Get some perspective. Try and step outside of the present moment and see the whole picture, holistically. I remember talking to Logan Elliot of Highly Flammable, who emphasized the often bipolar nature of starting up. In one day he can go from tortured low to elated high, and often does. One Friday morning he was certain Highly Flammable couldn’t work. He’d crunched the numbers, it looked impossible. By that afternoon he’d seen a bigger vision for the business that has seen him through. The important thing, whether you’re bored, over-worked or depressed, is to take a step back. Breathe. Have a break. And come back to it.

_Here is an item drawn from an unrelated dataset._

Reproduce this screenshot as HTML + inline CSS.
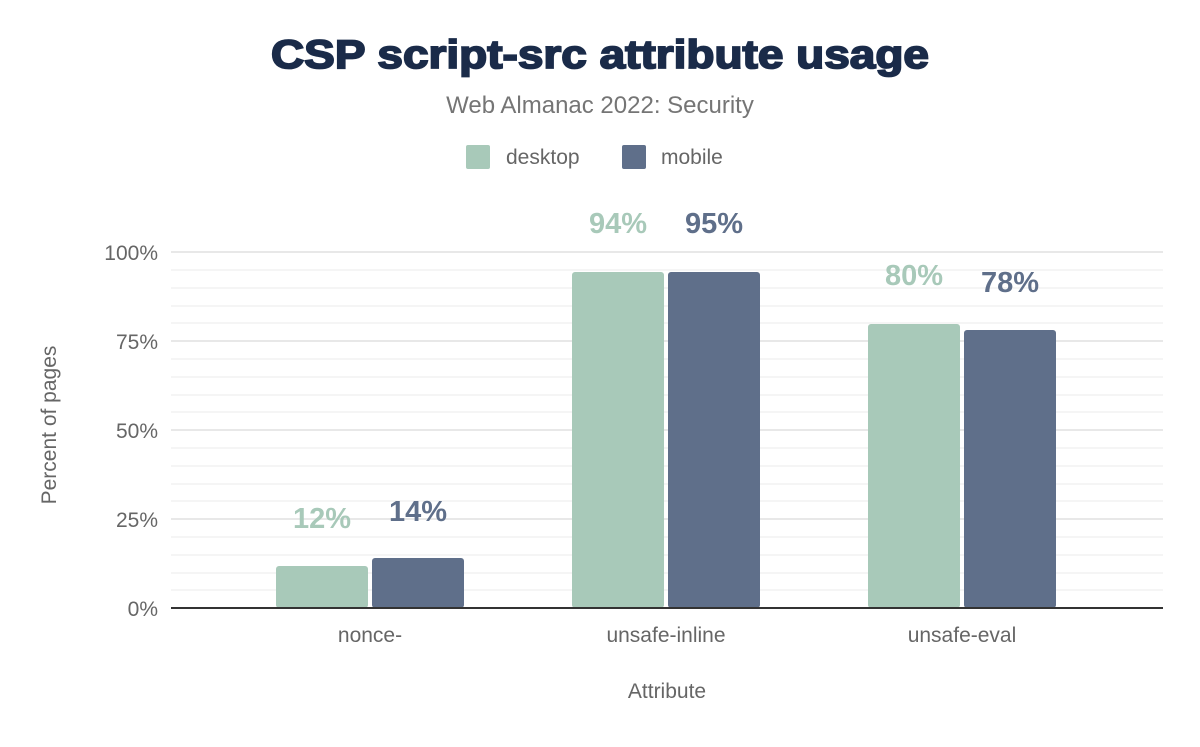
<!DOCTYPE html>
<html><head><style>
body{margin:0;background:#fff;}
svg text{font-family:"Liberation Sans",sans-serif;}
</style></head><body>
<svg width="1200" height="742" xmlns="http://www.w3.org/2000/svg">
<rect width="1200" height="742" fill="#fff"/>
<text x="600" y="68" text-anchor="middle" font-size="40" font-weight="900" fill="#1a2b49" stroke="#1a2b49" stroke-width="1.8" textLength="658" lengthAdjust="spacingAndGlyphs">CSP script-src attribute usage</text>
<text x="600" y="113" text-anchor="middle" font-size="24" fill="#757575">Web Almanac 2022: Security</text>
<rect x="466" y="145" width="24" height="24" rx="2" fill="#a8c9b9"/>
<text x="506" y="164" font-size="21" fill="#666">desktop</text>
<rect x="622" y="145" width="24" height="24" rx="2" fill="#5f6f8a"/>
<text x="661" y="164" font-size="21" fill="#666">mobile</text>
<g stroke="#f2f2f2" stroke-width="1.5">
<line x1="171" x2="1163" y1="270" y2="270"/>
<line x1="171" x2="1163" y1="288" y2="288"/><line x1="171" x2="1163" y1="306" y2="306"/>
<line x1="171" x2="1163" y1="323" y2="323"/><line x1="171" x2="1163" y1="359" y2="359"/>
<line x1="171" x2="1163" y1="377" y2="377"/><line x1="171" x2="1163" y1="395" y2="395"/>
<line x1="171" x2="1163" y1="412" y2="412"/><line x1="171" x2="1163" y1="448" y2="448"/>
<line x1="171" x2="1163" y1="466" y2="466"/><line x1="171" x2="1163" y1="484" y2="484"/>
<line x1="171" x2="1163" y1="501" y2="501"/><line x1="171" x2="1163" y1="537" y2="537"/>
<line x1="171" x2="1163" y1="555" y2="555"/><line x1="171" x2="1163" y1="573" y2="573"/>
<line x1="171" x2="1163" y1="590" y2="590"/>
</g>
<g stroke="#e8e8e8" stroke-width="2">
<line x1="171" x2="1163" y1="252" y2="252"/><line x1="171" x2="1163" y1="341" y2="341"/>
<line x1="171" x2="1163" y1="430" y2="430"/><line x1="171" x2="1163" y1="519" y2="519"/>
</g>
<g font-size="21" fill="#666" text-anchor="end">
<text x="158" y="260">100%</text><text x="158" y="349">75%</text><text x="158" y="438">50%</text><text x="158" y="527">25%</text><text x="158" y="616">0%</text>
</g>
<text transform="translate(56,425) rotate(-90)" text-anchor="middle" font-size="21" fill="#666">Percent of pages</text>
<g>
<rect x="276" y="566" width="92" height="42" rx="3" fill="#a8c9b9"/>
<rect x="372" y="558" width="92" height="50" rx="3" fill="#5f6f8a"/>
<rect x="572" y="272" width="92" height="336" rx="3" fill="#a8c9b9"/>
<rect x="668" y="272" width="92" height="336" rx="3" fill="#5f6f8a"/>
<rect x="868" y="324" width="92" height="284" rx="3" fill="#a8c9b9"/>
<rect x="964" y="330" width="92" height="278" rx="3" fill="#5f6f8a"/>
</g>
<line x1="171" x2="1163" y1="608" y2="608" stroke="#333" stroke-width="2"/>
<g font-size="29" font-weight="bold" text-anchor="middle">
<text x="322" y="528" fill="#a8c9b9">12%</text><text x="418" y="521" fill="#5f6f8a">14%</text>
<text x="618" y="233" fill="#a8c9b9">94%</text><text x="714" y="233" fill="#5f6f8a">95%</text>
<text x="914" y="285" fill="#a8c9b9">80%</text><text x="1010" y="292" fill="#5f6f8a">78%</text>
</g>
<g font-size="21" fill="#666" text-anchor="middle">
<text x="370" y="642">nonce-</text><text x="666" y="642">unsafe-inline</text><text x="962" y="642">unsafe-eval</text>
<text x="667" y="698">Attribute</text>
</g>
</svg>
</body></html>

From a philosophical point of view, life is all about perspective. As lost as we can feel sometimes, there’s always worth in it and whether you believe this or not, you’re probably right (at least, in terms of how you feel). Maybe you’ll have a friend who will support you in your time of need. You’ll have four orgasms in a row, or find yourself in that beautifully timeless, infinite space of working on something you love. A great conversation will emerge out of nowhere. You’ll listen to a lecture or talk where someone says something really awesome and true. Experience some great piece of art. We can complain forever, but at least we have options. You can stop what you’re doing, make a drastic change. Or go harder than ever before. Yes, sometimes it is a necessary and inevitable that we’ll have to wallow in our own self-pity. But in the words of Henry David Thoreau, “the cost of a thing is the amount of… life which is required to be exchanged for it, immediately or in the long run.” Every moment spent whining is a moment where you’re wasting it.
Get some advice. Talk it through. This can help you identify the problem, the solutions and how to get your low into perspective. In saying this, advice can only go so far. The only person who can really decide what to do with your life, is you. As Justin Ryan Scott state’s in this post – everyone has a perspective. Yours is unique to you. Only you really understand what you want and who you are, based on your own particular experience and disposition.
Finally, if everything else fails, DO SOMETHING COMPLETELY DIFFERENT. The great musician Paul Simon is a perfect example. After an approximately decade-long period of just sort of muddling along post Simon & Garfunkel, his album Graceland was a “shot at redemption”. And in the most random way possible – going to South Africa and collaborating with African mbaquanga and isicathamiya artists (who can almost hear the Music Exec’s exclaiming ‘WHAT THE FUCK?’). And just like that, life completely turned around.
A ‘low’ is a complex beast. Maybe it’s just a moment in time. Maybe you’re just over-worked. Your brain needs some oxygen, you need to go for a run, have a laugh, get back to nature. Maybe there’s something in your life that’s more fundamentally wrong, and you need to take a big step to change that. Whatever the reason, DON’T FREAK OUT. Lows are a part of life, providing it with the dynamism and meaning that makes it what it is. Experience it. Learn from it. Don’t let it beat you.